Evolving consumer preferences Distributors who are able to schedule a steady stream of well-priced, new face-lifted models would be able to enjoy balanced sales volumes. Companies with gaps in their launch schedule could lose market share to newer competitors. Consumers continue to gravitate to the latest and greatest models. Models more than two years old would typically see sales volumes drop off sharply, unless there is a comprehensive facelift. Distributors who can quickly implement a local assembly programme would be able to lower their selling prices and enjoy improved sales volumes.

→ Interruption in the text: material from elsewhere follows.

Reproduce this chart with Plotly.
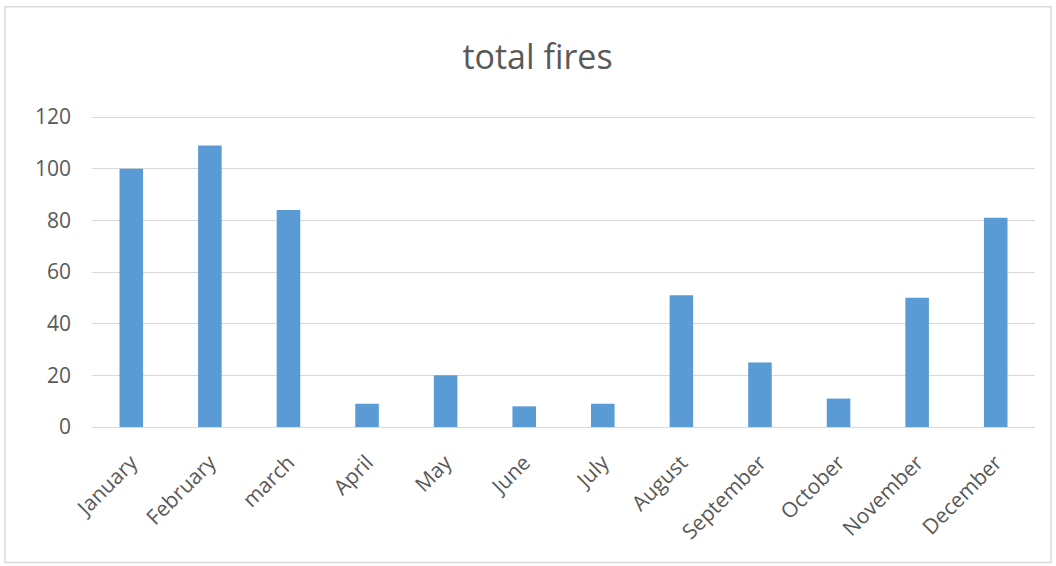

Key risks Risks to our call include a strong recovery in the MYR and a sharp sustained improvement in consumer sentiment, both of which are not in our base case assumption. Macro factors influencing the sector include regulatory changes, forex trends, the availability of financing, consumer behaviour patterns and consumer sentiment.

Maintain UNDERWEIGHT We see few re-rating catalysts for the auto sector in 2016. Headwinds remain overwhelming, with few positives to highlight. Accordingly, we expect TIV to contract further in 2016 to 640,000 units. The outlook for demand and margins remains challenging and risks remain weighted on the downside. The outlook is for weaker sales, especially in 1Q16, as consumers manage higher living costs, weaker job security and adjust to the higher selling prices.

We maintain our UNDERWEIGHT sector call. We have three SELL calls, twoNEUTRAL. Our sole BUY call is on Berjaya Auto, the distributor of Mazda cars in Malaysia and Philippines. We also have a SELL recommendation on UMW, the largest stock in the sector by market cap.